Laurel’s entire excuse for vigilantism in this episode is largely resolved by her father putting in an anonymous tip about the abusive boyfriend. The boyfriend is brought in by police on outstanding warrants. It’s another strike against Laurel, to see such a simple, straightforward solution resolve her concerns, and it reinforces the fact that Laurel isn’t actually thinking about helping people. She just wants a way to justify hurting others, and it’s that distinction that divides her vigilantism from Oliver’s. She doesn’t even consider going to the young woman and helping her find support and services to help her leave the abusive relationship. Laurel just strikes. In the comics, Black Canary is named Dinah Laurel Lance, and the season so far has hinted strongly at Laurel taking up her sister’s mantle, with Laurel literally carrying her sister’s jacket as a symbol of that. How Laurel will make that journey with no support from Oliver and while lying to her father I don’t know, but I expect a major tragedy or failure is going to be needed to bring them back together if she is to become a hero in this story.

We don’t see much of Felicity, but we do learn two things. First, she hasn’t told the Arrow team that she’s working for Ray Palmer. Second, Ray is digging up old weapons plans from Queen Consolidated’s destroyed Applied Sciences branch. Ray is up to something, and while I think he’s destined to join up with the good guys (based on his namesake in the comics), he’s still being portrayed as someone with unseemly motivations.

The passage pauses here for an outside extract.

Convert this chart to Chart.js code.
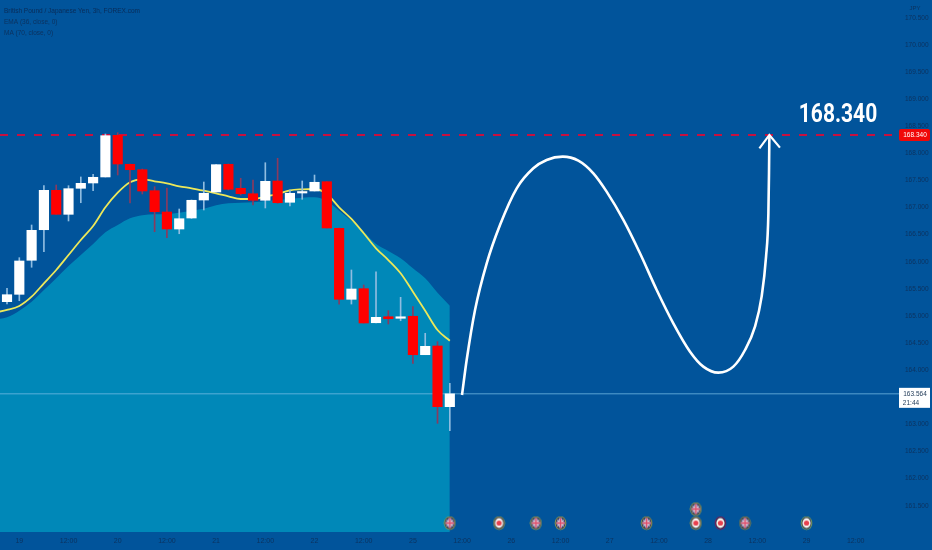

The big question for me, now, is whether Malcolm Merlyn has revealed to Thea the final secret that he’s keeping from her – that her brother, Oliver, is The Arrow. That’s the confrontation that I was hoping see in “Corto Maltese”, but it seems that Arrow is going to make us wait on that secret, especially with the return of Nyssa al Ghul at the end of the episode.

Bottom Line: “Corto Maltese” works hard to get the cast of Arrow to where they need to be: Thea back in Starling City, Diggle questioning Amanda Waller’s hold on Lila, and Laurel taking justice into her own hands, but it feels rushed and a bit shaky, especially where a phone call would have achieved the same ends.

Recommendation: Arrow is still finding its core story this season, and until it does it will continue to feel fragmented. Hopefully, after “Corto Maltese”, all the pieces are in place for whatever comes next.